<<<<

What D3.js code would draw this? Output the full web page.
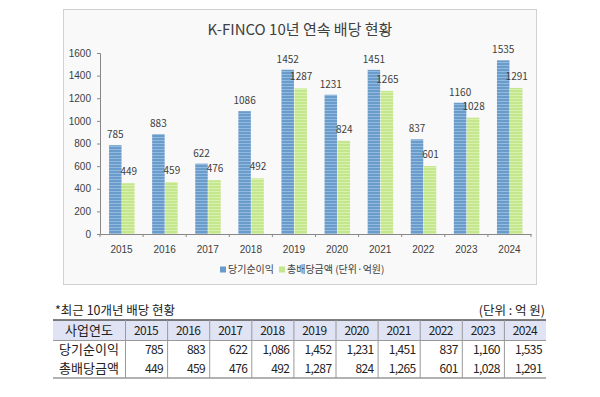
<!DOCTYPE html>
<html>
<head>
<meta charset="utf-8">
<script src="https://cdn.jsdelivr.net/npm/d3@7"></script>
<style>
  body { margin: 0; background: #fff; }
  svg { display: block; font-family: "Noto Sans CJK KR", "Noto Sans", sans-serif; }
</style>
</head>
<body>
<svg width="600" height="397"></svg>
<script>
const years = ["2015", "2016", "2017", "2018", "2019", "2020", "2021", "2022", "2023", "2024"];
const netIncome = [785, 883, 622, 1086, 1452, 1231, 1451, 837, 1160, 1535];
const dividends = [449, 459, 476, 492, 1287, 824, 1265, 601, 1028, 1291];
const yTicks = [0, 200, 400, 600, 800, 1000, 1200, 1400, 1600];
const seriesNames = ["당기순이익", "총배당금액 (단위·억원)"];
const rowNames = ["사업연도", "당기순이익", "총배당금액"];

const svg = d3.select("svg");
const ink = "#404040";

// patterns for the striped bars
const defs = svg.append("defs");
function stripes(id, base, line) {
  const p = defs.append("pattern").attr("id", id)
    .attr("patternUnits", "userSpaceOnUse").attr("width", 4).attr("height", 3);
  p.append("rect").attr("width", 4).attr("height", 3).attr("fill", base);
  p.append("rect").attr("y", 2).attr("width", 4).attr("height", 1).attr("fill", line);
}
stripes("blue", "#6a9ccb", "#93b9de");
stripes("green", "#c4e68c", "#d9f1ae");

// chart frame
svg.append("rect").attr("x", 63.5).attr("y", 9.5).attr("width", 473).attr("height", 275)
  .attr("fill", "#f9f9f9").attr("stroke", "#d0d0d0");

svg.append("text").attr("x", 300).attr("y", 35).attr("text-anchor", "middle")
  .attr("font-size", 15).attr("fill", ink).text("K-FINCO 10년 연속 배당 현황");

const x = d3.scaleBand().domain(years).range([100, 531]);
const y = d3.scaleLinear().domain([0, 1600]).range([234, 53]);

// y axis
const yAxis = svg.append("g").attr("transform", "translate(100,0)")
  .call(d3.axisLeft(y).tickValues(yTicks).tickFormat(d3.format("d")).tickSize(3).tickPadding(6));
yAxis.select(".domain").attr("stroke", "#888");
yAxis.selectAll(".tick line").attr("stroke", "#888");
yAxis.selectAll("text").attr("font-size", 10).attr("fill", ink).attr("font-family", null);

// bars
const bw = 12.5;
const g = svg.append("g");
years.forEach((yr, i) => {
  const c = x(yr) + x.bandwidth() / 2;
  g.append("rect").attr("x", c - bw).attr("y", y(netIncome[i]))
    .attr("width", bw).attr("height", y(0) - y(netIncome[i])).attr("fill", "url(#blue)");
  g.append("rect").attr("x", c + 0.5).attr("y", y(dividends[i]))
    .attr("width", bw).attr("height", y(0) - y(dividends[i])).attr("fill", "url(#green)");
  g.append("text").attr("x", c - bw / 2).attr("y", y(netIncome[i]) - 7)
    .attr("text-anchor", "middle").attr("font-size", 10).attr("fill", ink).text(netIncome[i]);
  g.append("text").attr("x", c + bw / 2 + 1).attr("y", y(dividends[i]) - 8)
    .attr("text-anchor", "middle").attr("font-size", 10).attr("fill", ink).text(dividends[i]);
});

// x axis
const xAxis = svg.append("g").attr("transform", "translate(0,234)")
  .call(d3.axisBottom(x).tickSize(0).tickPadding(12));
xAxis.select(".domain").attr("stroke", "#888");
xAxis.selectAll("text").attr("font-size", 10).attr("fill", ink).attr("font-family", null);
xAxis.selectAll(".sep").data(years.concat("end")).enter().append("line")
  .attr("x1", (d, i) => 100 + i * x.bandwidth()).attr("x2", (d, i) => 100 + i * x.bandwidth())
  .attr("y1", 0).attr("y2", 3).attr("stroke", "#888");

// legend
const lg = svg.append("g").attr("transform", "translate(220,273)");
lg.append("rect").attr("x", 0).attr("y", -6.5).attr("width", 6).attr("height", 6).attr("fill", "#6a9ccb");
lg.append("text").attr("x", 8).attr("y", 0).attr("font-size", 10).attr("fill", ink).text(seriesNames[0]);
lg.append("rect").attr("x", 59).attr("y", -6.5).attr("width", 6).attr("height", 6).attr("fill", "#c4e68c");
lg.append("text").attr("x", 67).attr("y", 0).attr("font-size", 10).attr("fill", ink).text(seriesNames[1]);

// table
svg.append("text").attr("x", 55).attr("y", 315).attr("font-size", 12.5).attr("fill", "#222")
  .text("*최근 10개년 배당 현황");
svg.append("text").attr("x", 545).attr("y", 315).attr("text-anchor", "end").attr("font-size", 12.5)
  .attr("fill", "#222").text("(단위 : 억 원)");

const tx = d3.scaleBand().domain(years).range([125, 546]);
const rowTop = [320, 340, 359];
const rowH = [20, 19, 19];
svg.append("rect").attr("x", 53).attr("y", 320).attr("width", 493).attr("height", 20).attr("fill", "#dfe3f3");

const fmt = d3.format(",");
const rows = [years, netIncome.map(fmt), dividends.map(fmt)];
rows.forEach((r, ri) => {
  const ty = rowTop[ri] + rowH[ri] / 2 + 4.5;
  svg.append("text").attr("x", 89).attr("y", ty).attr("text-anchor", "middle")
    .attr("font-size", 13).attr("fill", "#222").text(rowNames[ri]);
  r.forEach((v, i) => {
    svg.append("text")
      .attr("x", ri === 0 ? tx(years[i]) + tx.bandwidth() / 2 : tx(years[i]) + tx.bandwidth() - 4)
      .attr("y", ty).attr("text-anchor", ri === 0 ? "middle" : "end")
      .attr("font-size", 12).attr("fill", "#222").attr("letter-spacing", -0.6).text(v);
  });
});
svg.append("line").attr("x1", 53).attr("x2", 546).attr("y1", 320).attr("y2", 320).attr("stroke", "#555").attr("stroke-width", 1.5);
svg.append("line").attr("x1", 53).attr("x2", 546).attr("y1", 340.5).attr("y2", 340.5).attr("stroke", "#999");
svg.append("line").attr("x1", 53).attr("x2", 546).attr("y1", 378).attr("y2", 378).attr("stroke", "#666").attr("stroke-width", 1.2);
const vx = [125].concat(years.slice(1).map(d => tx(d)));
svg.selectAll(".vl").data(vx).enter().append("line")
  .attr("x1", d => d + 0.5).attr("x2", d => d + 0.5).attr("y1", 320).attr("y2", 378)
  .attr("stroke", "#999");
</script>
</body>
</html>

>>>>
<<<<

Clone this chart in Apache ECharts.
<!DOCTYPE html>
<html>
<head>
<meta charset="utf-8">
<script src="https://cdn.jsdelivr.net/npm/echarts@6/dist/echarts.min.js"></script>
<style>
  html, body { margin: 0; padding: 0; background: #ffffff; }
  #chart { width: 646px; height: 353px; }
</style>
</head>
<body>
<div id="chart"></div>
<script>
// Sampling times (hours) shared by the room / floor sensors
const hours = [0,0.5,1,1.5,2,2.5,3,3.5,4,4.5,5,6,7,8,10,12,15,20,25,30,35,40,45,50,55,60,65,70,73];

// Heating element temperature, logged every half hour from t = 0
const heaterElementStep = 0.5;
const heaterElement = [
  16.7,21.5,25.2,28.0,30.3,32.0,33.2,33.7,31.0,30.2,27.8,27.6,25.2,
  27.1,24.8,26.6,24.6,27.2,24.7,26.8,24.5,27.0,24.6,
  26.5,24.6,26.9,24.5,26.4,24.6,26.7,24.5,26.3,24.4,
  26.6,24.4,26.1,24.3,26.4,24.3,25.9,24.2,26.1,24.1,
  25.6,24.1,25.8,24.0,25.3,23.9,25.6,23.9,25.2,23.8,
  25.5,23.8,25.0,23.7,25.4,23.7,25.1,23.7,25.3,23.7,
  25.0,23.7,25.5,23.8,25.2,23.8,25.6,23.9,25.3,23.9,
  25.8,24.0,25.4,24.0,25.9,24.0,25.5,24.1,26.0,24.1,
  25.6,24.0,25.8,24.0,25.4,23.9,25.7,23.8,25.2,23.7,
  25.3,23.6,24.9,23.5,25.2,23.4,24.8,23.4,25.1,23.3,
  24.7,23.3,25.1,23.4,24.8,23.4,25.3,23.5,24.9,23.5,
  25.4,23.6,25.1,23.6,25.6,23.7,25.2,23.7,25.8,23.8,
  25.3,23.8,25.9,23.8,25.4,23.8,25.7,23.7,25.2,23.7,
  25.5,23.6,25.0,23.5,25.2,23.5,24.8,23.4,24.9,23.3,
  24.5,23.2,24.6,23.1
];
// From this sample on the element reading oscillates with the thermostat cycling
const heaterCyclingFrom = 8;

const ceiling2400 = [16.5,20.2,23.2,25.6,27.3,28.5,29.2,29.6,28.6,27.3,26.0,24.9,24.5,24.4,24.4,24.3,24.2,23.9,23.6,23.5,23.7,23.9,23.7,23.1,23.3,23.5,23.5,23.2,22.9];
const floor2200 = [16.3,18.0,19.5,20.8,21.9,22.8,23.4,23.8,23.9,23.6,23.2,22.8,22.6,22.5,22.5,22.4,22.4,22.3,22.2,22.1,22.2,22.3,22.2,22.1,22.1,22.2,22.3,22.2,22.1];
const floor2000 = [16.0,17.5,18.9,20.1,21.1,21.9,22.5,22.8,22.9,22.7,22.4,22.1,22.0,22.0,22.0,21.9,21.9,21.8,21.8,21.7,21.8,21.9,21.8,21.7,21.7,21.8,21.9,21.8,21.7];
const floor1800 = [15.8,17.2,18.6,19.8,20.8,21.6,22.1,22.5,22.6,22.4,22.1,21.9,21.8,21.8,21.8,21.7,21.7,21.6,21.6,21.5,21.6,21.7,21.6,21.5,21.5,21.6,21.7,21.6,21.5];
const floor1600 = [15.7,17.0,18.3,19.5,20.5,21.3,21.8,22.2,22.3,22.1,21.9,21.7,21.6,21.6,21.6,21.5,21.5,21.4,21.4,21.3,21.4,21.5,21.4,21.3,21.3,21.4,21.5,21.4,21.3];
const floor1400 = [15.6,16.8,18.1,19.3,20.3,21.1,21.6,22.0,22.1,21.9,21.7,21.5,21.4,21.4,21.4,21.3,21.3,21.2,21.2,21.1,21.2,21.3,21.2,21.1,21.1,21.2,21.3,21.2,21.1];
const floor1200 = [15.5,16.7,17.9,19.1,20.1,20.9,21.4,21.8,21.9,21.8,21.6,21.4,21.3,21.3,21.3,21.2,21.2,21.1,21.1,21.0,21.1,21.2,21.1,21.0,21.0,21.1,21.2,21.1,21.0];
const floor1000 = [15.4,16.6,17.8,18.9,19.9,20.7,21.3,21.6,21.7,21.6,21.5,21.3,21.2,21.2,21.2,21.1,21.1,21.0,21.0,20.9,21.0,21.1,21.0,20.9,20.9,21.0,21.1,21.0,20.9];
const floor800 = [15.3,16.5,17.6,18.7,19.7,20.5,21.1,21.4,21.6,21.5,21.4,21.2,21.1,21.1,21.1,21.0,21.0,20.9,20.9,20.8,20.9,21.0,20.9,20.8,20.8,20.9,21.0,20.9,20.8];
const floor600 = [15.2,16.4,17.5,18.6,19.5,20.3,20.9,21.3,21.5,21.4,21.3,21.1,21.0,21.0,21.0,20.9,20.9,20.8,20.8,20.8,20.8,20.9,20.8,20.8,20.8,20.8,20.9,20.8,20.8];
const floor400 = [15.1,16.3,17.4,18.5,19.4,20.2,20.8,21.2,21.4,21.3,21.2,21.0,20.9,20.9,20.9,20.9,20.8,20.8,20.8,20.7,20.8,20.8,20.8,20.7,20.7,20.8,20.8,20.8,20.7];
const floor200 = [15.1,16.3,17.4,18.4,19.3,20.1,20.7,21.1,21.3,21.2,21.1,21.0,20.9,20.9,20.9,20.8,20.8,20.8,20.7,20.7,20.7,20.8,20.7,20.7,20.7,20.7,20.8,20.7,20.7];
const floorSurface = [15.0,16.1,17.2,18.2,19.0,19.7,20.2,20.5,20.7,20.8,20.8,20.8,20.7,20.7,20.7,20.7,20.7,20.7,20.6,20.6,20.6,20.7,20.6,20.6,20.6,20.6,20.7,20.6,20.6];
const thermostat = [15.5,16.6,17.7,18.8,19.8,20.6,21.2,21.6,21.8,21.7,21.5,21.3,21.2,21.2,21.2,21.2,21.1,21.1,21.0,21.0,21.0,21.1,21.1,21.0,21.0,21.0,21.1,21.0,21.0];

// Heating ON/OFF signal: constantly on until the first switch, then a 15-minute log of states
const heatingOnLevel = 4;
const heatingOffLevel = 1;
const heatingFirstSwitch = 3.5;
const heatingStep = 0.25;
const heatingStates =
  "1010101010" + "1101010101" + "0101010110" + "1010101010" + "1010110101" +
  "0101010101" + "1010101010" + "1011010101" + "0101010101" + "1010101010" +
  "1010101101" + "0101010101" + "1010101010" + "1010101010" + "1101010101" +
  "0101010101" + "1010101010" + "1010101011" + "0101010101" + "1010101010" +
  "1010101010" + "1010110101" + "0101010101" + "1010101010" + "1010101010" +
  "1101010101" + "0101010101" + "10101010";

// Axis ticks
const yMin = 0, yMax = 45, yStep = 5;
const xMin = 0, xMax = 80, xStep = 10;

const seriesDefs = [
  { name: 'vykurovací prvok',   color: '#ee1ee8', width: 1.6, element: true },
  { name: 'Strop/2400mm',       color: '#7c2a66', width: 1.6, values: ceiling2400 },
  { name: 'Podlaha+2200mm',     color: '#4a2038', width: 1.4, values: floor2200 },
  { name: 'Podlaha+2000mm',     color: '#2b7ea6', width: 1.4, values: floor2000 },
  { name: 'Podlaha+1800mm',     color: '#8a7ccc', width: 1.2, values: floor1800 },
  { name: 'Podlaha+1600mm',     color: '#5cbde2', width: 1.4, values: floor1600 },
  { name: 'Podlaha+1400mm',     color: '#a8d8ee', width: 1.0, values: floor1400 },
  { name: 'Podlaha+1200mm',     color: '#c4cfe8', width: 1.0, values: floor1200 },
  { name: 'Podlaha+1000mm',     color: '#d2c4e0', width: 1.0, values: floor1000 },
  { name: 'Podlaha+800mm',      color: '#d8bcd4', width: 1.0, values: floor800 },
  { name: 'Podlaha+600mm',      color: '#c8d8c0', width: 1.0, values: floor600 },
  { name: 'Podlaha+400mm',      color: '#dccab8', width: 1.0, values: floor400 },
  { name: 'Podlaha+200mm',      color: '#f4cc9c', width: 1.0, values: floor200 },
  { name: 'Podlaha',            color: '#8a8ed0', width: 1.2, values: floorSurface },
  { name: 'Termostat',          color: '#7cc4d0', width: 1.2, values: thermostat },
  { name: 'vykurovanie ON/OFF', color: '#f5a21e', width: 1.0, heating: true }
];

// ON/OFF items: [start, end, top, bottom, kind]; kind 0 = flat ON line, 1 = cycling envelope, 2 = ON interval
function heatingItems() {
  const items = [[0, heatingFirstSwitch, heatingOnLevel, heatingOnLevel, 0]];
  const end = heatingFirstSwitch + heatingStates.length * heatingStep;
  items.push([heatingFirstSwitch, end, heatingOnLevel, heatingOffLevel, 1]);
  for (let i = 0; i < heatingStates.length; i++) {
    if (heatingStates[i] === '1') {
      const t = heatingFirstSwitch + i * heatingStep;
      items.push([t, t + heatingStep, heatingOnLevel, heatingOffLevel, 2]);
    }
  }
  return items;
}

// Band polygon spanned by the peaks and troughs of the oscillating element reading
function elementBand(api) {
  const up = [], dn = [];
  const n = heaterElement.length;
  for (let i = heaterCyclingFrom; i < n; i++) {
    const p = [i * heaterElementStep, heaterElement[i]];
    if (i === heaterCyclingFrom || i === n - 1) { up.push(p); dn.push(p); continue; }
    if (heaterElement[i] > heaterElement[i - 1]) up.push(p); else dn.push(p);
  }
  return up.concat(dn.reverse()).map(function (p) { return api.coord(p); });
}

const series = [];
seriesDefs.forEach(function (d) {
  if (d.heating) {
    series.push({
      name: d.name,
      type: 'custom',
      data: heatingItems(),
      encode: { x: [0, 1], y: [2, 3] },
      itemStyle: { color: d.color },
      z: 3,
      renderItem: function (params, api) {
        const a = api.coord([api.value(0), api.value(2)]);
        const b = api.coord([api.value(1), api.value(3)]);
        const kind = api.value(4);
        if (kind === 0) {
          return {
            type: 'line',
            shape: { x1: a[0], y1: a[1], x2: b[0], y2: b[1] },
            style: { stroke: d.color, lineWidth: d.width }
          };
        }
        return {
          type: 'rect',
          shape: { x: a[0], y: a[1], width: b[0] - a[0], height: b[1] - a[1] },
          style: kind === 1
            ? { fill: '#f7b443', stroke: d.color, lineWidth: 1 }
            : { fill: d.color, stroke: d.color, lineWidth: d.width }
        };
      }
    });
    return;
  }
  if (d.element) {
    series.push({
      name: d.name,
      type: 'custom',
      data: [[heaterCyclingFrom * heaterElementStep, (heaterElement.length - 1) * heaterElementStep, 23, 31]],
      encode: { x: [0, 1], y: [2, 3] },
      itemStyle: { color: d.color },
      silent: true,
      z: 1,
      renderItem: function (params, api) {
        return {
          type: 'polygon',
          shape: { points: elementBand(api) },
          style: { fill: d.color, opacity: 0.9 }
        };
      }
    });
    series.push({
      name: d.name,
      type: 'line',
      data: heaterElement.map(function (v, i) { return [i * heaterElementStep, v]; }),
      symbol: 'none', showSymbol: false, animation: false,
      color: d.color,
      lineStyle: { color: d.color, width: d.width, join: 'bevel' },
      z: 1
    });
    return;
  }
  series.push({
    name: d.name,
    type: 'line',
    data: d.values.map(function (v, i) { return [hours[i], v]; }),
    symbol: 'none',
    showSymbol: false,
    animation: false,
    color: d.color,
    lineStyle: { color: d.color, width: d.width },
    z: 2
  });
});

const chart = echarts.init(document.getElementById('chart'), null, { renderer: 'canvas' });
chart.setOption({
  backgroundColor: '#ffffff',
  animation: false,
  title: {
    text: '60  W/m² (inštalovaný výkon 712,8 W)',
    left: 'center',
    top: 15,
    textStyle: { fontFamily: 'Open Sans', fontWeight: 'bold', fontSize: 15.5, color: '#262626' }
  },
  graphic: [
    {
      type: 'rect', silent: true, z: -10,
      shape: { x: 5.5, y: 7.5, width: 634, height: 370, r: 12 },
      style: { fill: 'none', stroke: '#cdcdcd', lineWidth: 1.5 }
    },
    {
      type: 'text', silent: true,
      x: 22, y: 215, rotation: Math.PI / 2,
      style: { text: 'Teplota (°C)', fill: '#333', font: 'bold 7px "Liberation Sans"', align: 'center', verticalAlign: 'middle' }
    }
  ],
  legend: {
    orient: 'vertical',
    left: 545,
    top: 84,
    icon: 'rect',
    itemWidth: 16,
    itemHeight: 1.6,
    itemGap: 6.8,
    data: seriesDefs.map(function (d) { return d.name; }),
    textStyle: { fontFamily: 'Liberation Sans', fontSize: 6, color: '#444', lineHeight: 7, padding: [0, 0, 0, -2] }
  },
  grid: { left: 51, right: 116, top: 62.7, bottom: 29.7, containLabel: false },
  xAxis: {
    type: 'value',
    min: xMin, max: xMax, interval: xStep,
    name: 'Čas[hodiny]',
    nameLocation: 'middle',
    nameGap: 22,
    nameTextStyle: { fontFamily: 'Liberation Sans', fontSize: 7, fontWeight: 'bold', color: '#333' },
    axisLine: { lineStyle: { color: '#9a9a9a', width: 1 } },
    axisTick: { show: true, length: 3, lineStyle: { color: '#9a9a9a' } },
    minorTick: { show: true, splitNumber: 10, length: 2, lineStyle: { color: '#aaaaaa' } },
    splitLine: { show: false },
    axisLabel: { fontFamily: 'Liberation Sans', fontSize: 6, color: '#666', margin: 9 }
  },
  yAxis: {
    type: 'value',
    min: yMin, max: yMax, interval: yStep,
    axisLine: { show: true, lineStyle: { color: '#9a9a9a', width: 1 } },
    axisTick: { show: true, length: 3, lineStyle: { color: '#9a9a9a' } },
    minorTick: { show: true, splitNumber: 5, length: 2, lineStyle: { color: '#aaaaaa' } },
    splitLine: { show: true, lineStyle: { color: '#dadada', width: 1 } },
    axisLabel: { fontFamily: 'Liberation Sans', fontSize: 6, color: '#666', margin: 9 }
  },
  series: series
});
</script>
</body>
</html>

>>>>
<<<<

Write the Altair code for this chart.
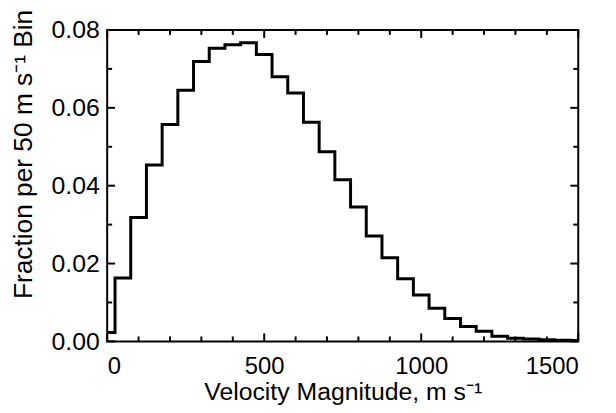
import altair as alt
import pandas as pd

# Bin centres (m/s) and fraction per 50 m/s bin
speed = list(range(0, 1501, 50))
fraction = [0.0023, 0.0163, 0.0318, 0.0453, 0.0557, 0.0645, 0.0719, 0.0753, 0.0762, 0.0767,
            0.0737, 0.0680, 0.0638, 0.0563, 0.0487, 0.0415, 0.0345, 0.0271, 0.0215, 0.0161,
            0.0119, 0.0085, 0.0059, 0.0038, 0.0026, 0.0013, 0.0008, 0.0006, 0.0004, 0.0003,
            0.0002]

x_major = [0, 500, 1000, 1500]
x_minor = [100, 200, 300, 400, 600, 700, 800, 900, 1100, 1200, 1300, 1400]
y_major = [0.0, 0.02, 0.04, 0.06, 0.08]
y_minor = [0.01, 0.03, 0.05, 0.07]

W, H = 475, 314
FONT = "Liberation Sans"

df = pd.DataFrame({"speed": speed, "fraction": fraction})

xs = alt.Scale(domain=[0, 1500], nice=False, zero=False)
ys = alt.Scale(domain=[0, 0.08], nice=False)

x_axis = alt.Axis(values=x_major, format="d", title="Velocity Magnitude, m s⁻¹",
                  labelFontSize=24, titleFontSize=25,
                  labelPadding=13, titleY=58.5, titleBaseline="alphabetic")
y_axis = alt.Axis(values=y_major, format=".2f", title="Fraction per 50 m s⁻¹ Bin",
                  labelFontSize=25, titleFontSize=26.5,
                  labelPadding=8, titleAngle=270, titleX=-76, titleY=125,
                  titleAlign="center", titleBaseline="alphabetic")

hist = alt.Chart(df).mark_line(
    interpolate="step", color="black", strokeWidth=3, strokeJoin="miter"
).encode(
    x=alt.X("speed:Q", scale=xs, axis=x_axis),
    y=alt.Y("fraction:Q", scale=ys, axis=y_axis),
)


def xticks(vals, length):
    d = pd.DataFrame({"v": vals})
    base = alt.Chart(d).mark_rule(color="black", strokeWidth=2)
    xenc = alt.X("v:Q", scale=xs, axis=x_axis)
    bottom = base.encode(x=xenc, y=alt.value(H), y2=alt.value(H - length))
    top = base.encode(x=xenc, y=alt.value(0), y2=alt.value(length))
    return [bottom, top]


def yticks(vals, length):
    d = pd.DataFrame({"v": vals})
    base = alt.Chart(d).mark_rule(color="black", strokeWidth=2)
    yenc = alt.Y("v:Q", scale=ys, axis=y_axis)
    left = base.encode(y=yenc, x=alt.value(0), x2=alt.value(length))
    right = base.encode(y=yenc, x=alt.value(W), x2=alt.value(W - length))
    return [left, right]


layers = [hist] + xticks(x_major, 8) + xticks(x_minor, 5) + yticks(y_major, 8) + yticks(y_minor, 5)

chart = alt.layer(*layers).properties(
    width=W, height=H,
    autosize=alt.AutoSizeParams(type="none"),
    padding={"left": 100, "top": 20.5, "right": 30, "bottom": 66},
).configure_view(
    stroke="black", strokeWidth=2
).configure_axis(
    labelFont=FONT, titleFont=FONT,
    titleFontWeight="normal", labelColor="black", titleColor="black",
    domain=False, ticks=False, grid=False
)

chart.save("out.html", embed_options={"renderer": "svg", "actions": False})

>>>>

Using the data above, which lines fall from the one with "Write the Altair code for this chart." through the one with "import pandas as pd"? Repeat them exactly, ends included, minus any pictures.

Write the Altair code for this chart.
import altair as alt
import pandas as pd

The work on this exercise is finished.